The interior minister’s decision in Gaza to carry out death sentences has more to do with inter-Palestinian political struggles over constitutional power than with the actual debate on the question of the death penalty in Palestinian society. The decision was designed to challenge President Mahmoud Abbas’s presidential authority on the one hand, and on the other, to assert Hamas’ political authority and constitutional legitimacy as the sole legally elected government in the Palestinian occupied territory. This decision is consistent with a growing political and legal strategy adopted by both sides that adds to an ever-growing number of human rights violations and breaches of the rule of law in an effort to oppress political opponents on both sides in the controlled area. As such, the resumption of death penalty was accompanied by other human rights violations like widespread torture, the increased use of military courts for both criminal and political prisoners, and a general disrespect of the law.     

But the fragmentation in the PNA over the application of the death penalty is not merely political:  its origins are rooted in the unique and complex legal, geographical and historical context of the POT and the creation of the PNA.   No fewer than three different Penal Codes entrench the death penalty. These codes are the Jordanian Penal Law No. 16 of 1960 which contains sixteen different crimes punishable by death (this code is applicable to the West Bank); the Penal Law No. 74 of 1936 amended by Egyptian Military Decree No. 555 of 1957, which contains fifteen different capital crimes (this code is applicable in the Gaza strip); and lastly the PLO Revolutionary Code of 1979 that was applicable to the diaspora and which contains 42 different crimes punishable by death. These different codes are, as one can imagine, archaic, ambivalent in their language, and most important many of the capital offenses they define have to do with political crimes against the states.

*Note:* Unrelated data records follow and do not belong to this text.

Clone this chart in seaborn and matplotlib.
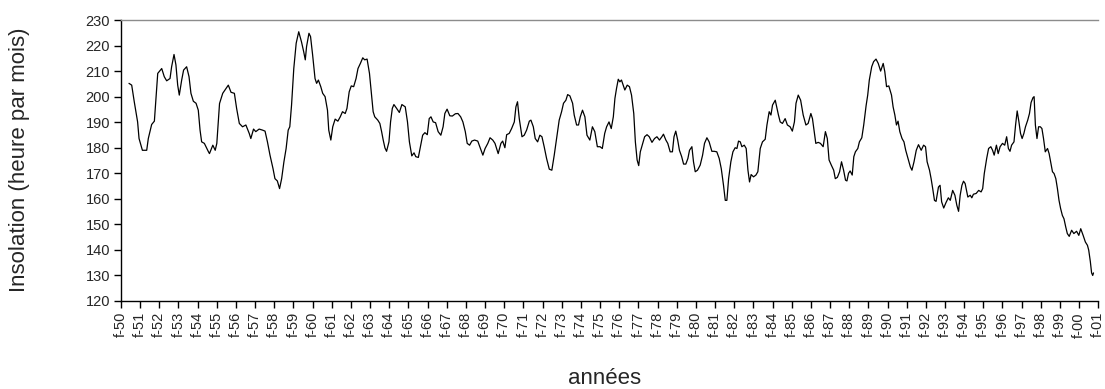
import matplotlib
matplotlib.use("Agg")
import matplotlib.pyplot as plt
import seaborn as sns
import pandas as pd

# Month offsets counted from February 1950, and the smoothed monthly sunshine (hours)
months = [
    5.0, 6.7, 8.3, 10.4, 11.3, 13.4, 16.1, 17.1, 19.2, 20.9, 23.0, 25.5, 27.1, 28.6, 30.7, 31.7,
    33.2, 34.4, 35.5, 36.5, 38.0, 39.2, 41.1, 42.6, 43.8, 45.3, 47.0, 48.4, 49.5, 50.5, 52.2, 53.6,
    54.7, 55.4, 57.5, 59.0, 60.0, 61.7, 63.7, 65.8, 67.2, 68.9, 71.0, 72.4, 74.1, 76.1, 78.2, 80.3,
    81.3, 83.0, 84.4, 86.5, 88.6, 90.2, 91.7, 93.3, 95.2, 96.4, 97.9, 99.3, 100.6, 102.0, 103.4, 104.7,
    105.7, 106.8, 108.2, 109.7, 111.3, 113.0, 114.4, 115.4, 116.2, 117.7, 118.7, 120.0, 121.5, 122.5,
    123.6, 125.1, 126.3, 127.8, 129.3, 130.1, 131.4, 132.6, 134.1, 135.8, 137.3, 138.7, 140.4, 141.5,
    142.9, 144.2, 145.7, 147.2, 148.4, 149.9, 151.4, 152.6, 154.1, 155.6, 156.8, 157.9, 158.9, 160.8,
    162.1, 163.2, 164.2, 165.3, 166.3, 167.8, 168.8, 169.9, 170.9, 172.6, 174.3, 175.9, 178.0, 179.4,
    180.6, 182.1, 183.5, 184.6, 186.2, 187.7, 188.9, 190.3, 191.8, 193.0, 194.1, 195.5, 197.0, 198.6,
    200.3, 201.7, 202.8, 204.2, 205.9, 207.5, 209.4, 211.0, 212.7, 214.1, 215.6, 216.8, 218.3, 219.7,
    221.4, 223.4, 225.1, 226.6, 228.0, 229.7, 231.1, 232.8, 234.2, 236.2, 237.9, 239.0, 240.4, 241.5,
    243.1, 244.6, 246.3, 247.3, 248.3, 249.4, 251.1, 252.5, 254.0, 255.7, 256.7, 258.2, 259.4, 260.9,
    262.3, 263.6, 265.0, 266.5, 268.2, 269.8, 271.3, 272.8, 274.4, 275.9, 277.1, 278.6, 279.7, 281.1,
    282.8, 283.8, 285.3, 286.5, 287.6, 289.0, 290.5, 291.8, 293.6, 295.2, 296.7, 298.3, 300.0, 301.4,
    302.9, 304.1, 305.6, 307.0, 308.3, 309.3, 310.3, 311.4, 312.4, 313.4, 314.5, 315.5, 317.0, 318.4,
    319.7, 321.1, 322.1, 323.2, 324.2, 325.2, 326.7, 327.9, 329.4, 330.8, 332.5, 334.1, 335.6, 337.2,
    338.7, 339.7, 341.2, 342.4, 343.9, 345.3, 346.3, 347.4, 348.6, 349.7, 351.1, 352.3, 353.7, 355.0,
    356.0, 357.5, 358.5, 359.6, 361.0, 362.7, 364.2, 365.4, 366.9, 368.3, 370.0, 371.5, 373.1, 374.6,
    375.9, 377.3, 378.4, 379.4, 380.5, 381.9, 383.2, 384.6, 385.7, 386.7, 387.8, 388.8, 390.3, 391.5,
    392.6, 393.6, 394.6, 396.1, 397.6, 398.8, 400.3, 401.7, 403.4, 404.5, 405.9, 407.0, 408.0, 409.7,
    411.7, 412.8, 414.2, 415.9, 417.3, 419.0, 420.4, 421.7, 422.7, 424.1, 425.6, 427.2, 428.9, 430.3,
    432.0, 433.0, 434.1, 435.1, 436.6, 438.0, 439.7, 441.1, 442.3, 443.4, 444.8, 446.3, 447.3, 448.6,
    450.0, 451.2, 452.5, 453.7, 454.6, 455.6, 456.6, 457.9, 458.9, 459.9, 461.4, 462.4, 463.9, 465.1,
    466.6, 467.6, 468.6, 470.1, 471.3, 472.8, 474.2, 475.7, 477.3, 478.3, 479.4, 480.8, 482.5, 483.5,
    484.6, 485.6, 486.6, 487.7, 489.1, 490.3, 491.4, 492.8, 494.3, 495.3, 496.6, 498.0, 499.4, 501.1,
    502.6, 503.8, 504.8, 506.3, 507.3, 508.3, 509.4, 510.4, 511.9, 512.9, 513.9, 515.2, 516.6, 518.1,
    519.3, 520.8, 522.2, 523.4, 524.5, 525.5, 526.6, 527.6, 528.6, 530.3, 531.8, 532.8, 533.8, 535.5,
    537.1, 538.6, 539.6, 540.6, 542.1, 543.3, 544.7, 545.8, 546.8, 548.2, 549.3, 550.5, 552.0, 553.4,
    554.6, 555.7, 556.7, 557.7, 559.2, 560.2, 561.2, 562.3, 563.3, 564.3, 565.4, 566.4, 567.8, 568.9,
    569.9, 571.1, 571.8, 572.6, 573.6, 574.6, 575.7, 576.7, 577.7, 578.8, 580.2, 581.2, 582.3, 583.3,
    584.3, 585.4, 586.4, 587.4, 588.4, 589.5, 590.5, 591.6, 592.6, 593.8, 595.3, 596.7, 598.4, 599.8,
    601.0, 602.5, 603.9, 605.2, 606.0, 607.0, 607.8, 608.5, 609.0,
]
insolation = [
    205.2, 204.5, 198.0, 190.1, 183.6, 179.0, 179.0, 183.6, 189.1, 190.4, 209.1, 211.0, 207.8, 206.2, 207.1, 211.7,
    216.5, 212.4, 204.5, 200.6, 206.5, 210.4, 211.7, 207.8, 201.3, 198.2, 197.4, 194.7, 186.9, 182.3, 181.7, 179.9,
    178.5, 177.7, 181.0, 179.0, 181.7, 197.3, 201.3, 203.2, 204.5, 201.7, 201.3, 195.4, 189.5, 188.2, 188.9, 185.6,
    183.6, 187.3, 186.3, 187.3, 186.9, 186.5, 182.3, 177.1, 171.8, 167.9, 167.0, 164.0, 167.9, 174.4, 179.7, 186.9,
    188.2, 196.7, 211.0, 220.9, 225.4, 221.5, 217.6, 214.4, 219.6, 224.8, 223.5, 216.3, 207.1, 205.2,
    206.5, 203.9, 201.3, 200.0, 194.7, 186.9, 183.0, 188.2, 191.2, 190.4, 192.1, 194.1, 193.4, 195.4,
    201.9, 204.2, 203.9, 207.1, 211.0, 213.0, 215.2, 214.4, 214.7, 209.1, 201.3, 194.1, 192.1, 190.8,
    189.5, 186.3, 183.0, 179.9, 178.6, 182.3, 190.1, 195.4, 196.9, 195.4, 193.8, 196.9, 196.0, 190.1,
    182.3, 176.8, 178.0, 176.5, 176.2, 181.0, 184.9, 185.9, 185.1, 191.4, 192.1, 190.1, 189.8, 186.3,
    184.9, 188.2, 193.4, 195.1, 192.5, 192.4, 193.3, 193.4, 192.1, 190.1, 186.3, 181.7, 181.0, 182.6,
    183.0, 182.6, 179.7, 177.1, 179.7, 181.7, 183.9, 183.0, 181.7, 177.7, 181.7, 182.6, 180.0, 185.1,
    185.6, 187.5, 190.1, 196.0, 198.0, 191.4, 184.3, 184.9, 186.9, 190.4, 190.8, 188.2, 183.6, 182.3,
    184.9, 184.3, 180.4, 175.8, 171.6, 171.2, 177.1, 183.6, 190.8, 194.1, 197.4, 198.6, 200.8, 200.3,
    197.4, 192.8, 188.9, 188.9, 192.1, 194.7, 192.1, 184.9, 183.0, 188.2, 186.3, 180.4, 180.4, 179.7,
    185.6, 188.2, 190.1, 187.5, 192.1, 199.3, 203.2, 206.8, 205.8, 206.5, 204.5, 202.6, 204.5, 203.9,
    200.6, 193.4, 182.3, 175.2, 173.0, 178.4, 181.7, 184.3, 185.1, 184.3, 182.1, 183.6, 184.3, 183.0,
    184.3, 185.3, 183.0, 181.7, 178.4, 178.4, 184.3, 186.5, 183.0, 179.0, 176.5, 173.6, 173.6, 175.8,
    179.0, 180.4, 174.5, 170.6, 171.2, 173.2, 177.1, 181.7, 183.9, 182.3, 178.6, 178.6, 178.4, 175.8,
    171.8, 165.3, 159.4, 159.4, 167.9, 174.5, 178.4, 180.0, 179.7, 182.6, 182.3, 180.4, 181.0, 179.7,
    171.2, 166.6, 169.5, 168.6, 169.3, 170.6, 179.7, 182.3, 183.3, 188.9, 194.1, 192.8, 196.7, 198.6,
    192.8, 190.1, 189.5, 191.4, 188.9, 188.2, 186.5, 190.1, 197.4, 200.6, 198.6, 192.8, 188.9, 189.5,
    193.4, 191.4, 186.3, 181.7, 182.1, 181.7, 180.4, 186.3, 183.6, 175.2, 173.2, 171.2, 167.9, 168.4,
    170.6, 174.5, 171.2, 167.3, 167.0, 170.0, 170.9, 169.3, 176.5, 178.4, 179.7, 182.3, 183.9, 188.9,
    196.5, 200.6, 206.5, 211.7, 213.7, 214.7, 213.0, 210.0, 213.0, 209.8, 203.9, 204.2, 200.6, 196.0,
    192.8, 188.9, 190.4, 186.3, 183.6, 182.3, 179.0, 175.8, 172.5, 171.2, 174.5, 179.0, 181.2, 179.0,
    181.0, 180.4, 174.5, 171.2, 167.9, 164.0, 159.4, 159.0, 164.6, 165.3, 158.8, 156.4, 158.5, 160.4,
    159.4, 163.3, 161.4, 157.5, 155.1, 161.4, 165.3, 166.9, 166.0, 160.7, 161.4, 160.4, 161.8, 162.1,
    163.3, 162.7, 164.0, 169.9, 175.8, 179.7, 180.4, 179.0, 177.1, 181.0, 177.7, 180.4, 181.7, 181.0,
    184.3, 179.7, 178.6, 181.0, 182.3, 188.9, 194.4, 190.1, 185.6, 183.6, 185.6, 188.2, 190.8, 193.4,
    197.7, 199.6, 200.0, 188.9, 183.6, 188.2, 188.2, 187.5, 183.6, 178.4, 179.7, 177.7, 173.9, 170.6,
    169.9, 167.9, 164.0, 159.4, 156.2, 153.5, 152.2, 149.0, 146.4, 145.3, 147.7, 146.4, 147.3, 145.7,
    148.3, 145.7, 143.1, 141.8, 139.9, 135.5, 131.0, 130.0, 131.0,
]

# One labelled tick per year, each at February
tick_years = list(range(1950, 2002))
tick_labels = ["f-%02d" % (y % 100) for y in tick_years]
tick_months = [12 * (y - 1950) for y in tick_years]

y_ticks = list(range(120, 231, 10))

df = pd.DataFrame({"mois": months, "insolation": insolation})

sns.set_style("ticks")
plt.rcParams["font.family"] = ["Liberation Sans", "DejaVu Sans"]

fig = plt.figure(figsize=(11.05, 3.89), dpi=100)
ax = fig.add_axes([121 / 1105, 1 - 301 / 389, (1098.3 - 121) / 1105, (301 - 20) / 389])

sns.lineplot(data=df, x="mois", y="insolation", ax=ax, color="black",
             linewidth=0.9, sort=False, estimator=None)

ax.set_xlim(0, 609.2)
ax.set_ylim(120, 230)
ax.set_yticks(y_ticks)
ax.set_xticks(tick_months)
ax.set_xticklabels(tick_labels, rotation=90, fontsize=10.5)
ax.tick_params(axis="y", labelsize=10.5)
ax.tick_params(axis="both", direction="out", length=5, width=1, color="black", pad=3)
ax.set_xlabel("")
ax.set_ylabel("")

for side in ("left", "bottom"):
    ax.spines[side].set_color("black")
    ax.spines[side].set_linewidth(1)
ax.spines["right"].set_visible(False)
ax.spines["top"].set_color("#8c8c8c")
ax.spines["top"].set_linewidth(1)

fig.text(20 / 1105, 1 - 160 / 389, "Insolation (heure par mois)", rotation=90,
         ha="center", va="center", fontsize=16)
fig.text(605 / 1105, 1 - 378 / 389, "années", ha="center", va="center", fontsize=16)

fig.savefig("out.png", dpi=100, facecolor="white")
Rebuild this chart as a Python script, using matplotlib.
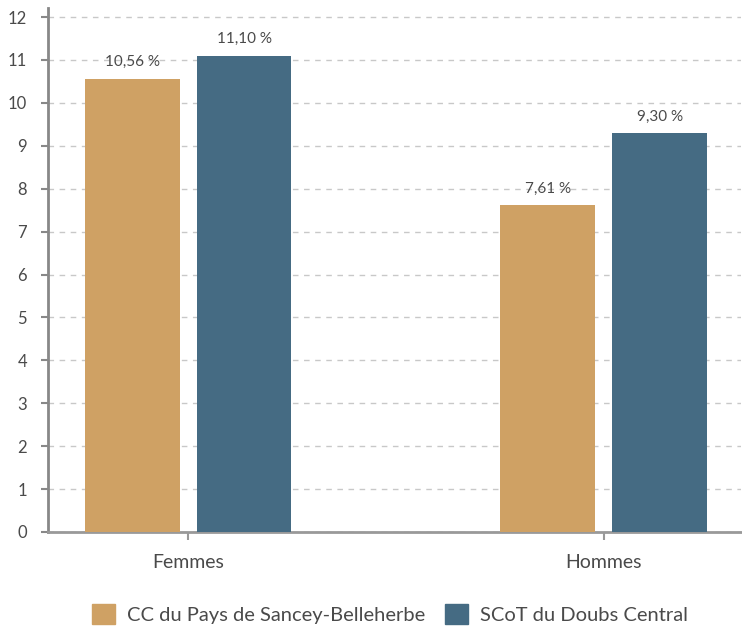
import numpy as np
import matplotlib.pyplot as plt
from matplotlib.patches import Patch

categories = ['Femmes', 'Hommes']
series_names = ['CC du Pays de Sancey-Belleherbe', 'SCoT du Doubs Central']
values_cc = [10.56, 7.61]
values_scot = [11.10, 9.30]
labels_cc = ['10,56 %', '7,61 %']
labels_scot = ['11,10 %', '9,30 %']

col_cc = '#CFA164'
col_scot = '#456B83'
txt = '#4a4a4a'

plt.rcParams['font.family'] = ['Lato', 'DejaVu Sans']

fig = plt.figure(figsize=(7.42, 6.29), dpi=100)
ax = fig.add_axes([48 / 742, 1 - 532 / 629, 693 / 742, 524 / 629])

x = np.arange(len(categories))
w = 0.228
off = 0.1346
b1 = ax.bar(x - off, values_cc, w, color=col_cc, zorder=3)
b2 = ax.bar(x + off, values_scot, w, color=col_scot, zorder=3)

for bars, labs in ((b1, labels_cc), (b2, labels_scot)):
    for r, lab in zip(bars, labs):
        ax.text(r.get_x() + r.get_width() / 2, r.get_height() + 0.22, lab,
                ha='center', va='bottom', fontsize=11, color=txt, zorder=4)

ax.set_xlim(-0.337, 1.33)
ax.set_ylim(0, 12.21)
ax.set_yticks(range(0, 13))
ax.set_xticks(x)
ax.set_xticklabels(categories)
ax.yaxis.grid(True, linestyle=(0, (4, 4)), color='#c8c8c8', linewidth=1, zorder=0)
ax.set_axisbelow(True)

for s in ['top', 'right']:
    ax.spines[s].set_visible(False)
ax.spines['left'].set_color('#888888')
ax.spines['left'].set_linewidth(2)
ax.spines['bottom'].set_color('#999999')
ax.spines['bottom'].set_linewidth(2)

ax.tick_params(axis='y', length=5, width=1.5, color='#888888', labelsize=12, labelcolor=txt, pad=10)
ax.tick_params(axis='x', length=6, width=1.5, color='#999999', labelsize=14, labelcolor=txt, pad=10)

handles = [Patch(color=col_cc), Patch(color=col_scot)]
fig.legend(handles, series_names, loc='center', bbox_to_anchor=(390 / 742, 1 - 614 / 629),
           ncol=2, frameon=False, fontsize=14.5, handlelength=1.15, handleheight=1.15,
           columnspacing=1.0, handletextpad=0.6, labelcolor=txt)

fig.savefig('out.png', dpi=100)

Jurisdiction over capital crimes is also fragmented: some capital crimes are referred to military courts or state national security courts, and others are referred to civilian courts. This fragmentation creates problems such as the arbitrary use of a court by the state, or civilians being charged in military courts, thus violating their rights to due process as well as their rights to appeal.  The fragmentation of the judicial system and the involvement of military courts in civilian life weakens the power of the judicial system to develop better legal protections for individuals charged with capital crimes.

The judicial system is further compromised by Israel’s application of its own legal system in the occupied territories, which weakens the PNA judicial system and prevents it from developing a strong, independent and coherent judiciary that can restrain the executive branch.

There are of course many other continuing obstacles to the ongoing attempts by civil society, legislatures and national and international bodies to bring the PNA to abolish the death penalty - such as the ongoing Israeli occupation, the Israeli use of Palestinian collaborators for targeted killing, the  enforcement of  Israel’s security apparatus that undermines the PNA’s effective control over its population in terms of maintaining law and order, and finally the ongoing political crises of 2007 and the constitutional crises of 2009. One possible and effective solution to these crises would be the creation of a new unitary PNA Penal Code and the abandonment of the other Penal Codes along with the death penalties they mandate. To reach this outcome, however, the PNA must hold new elections or establish an interim government with Hamas that will have the mandate to revise the PNA Penal Code. In the short term, the president of the PNA, Mr. Abbas, can issue a presidential decree declaring that he will not sign any execution orders until a more modern and unified Penal Code is implemented. One more step towards abolition would be for the PNA to sign the Second Optional Protocol to the International Covenant on Civil and Political Rights aiming at the abolition of the death penalty, in order to establish an international obligation for the future PNA government to abolish the capital punishment in law.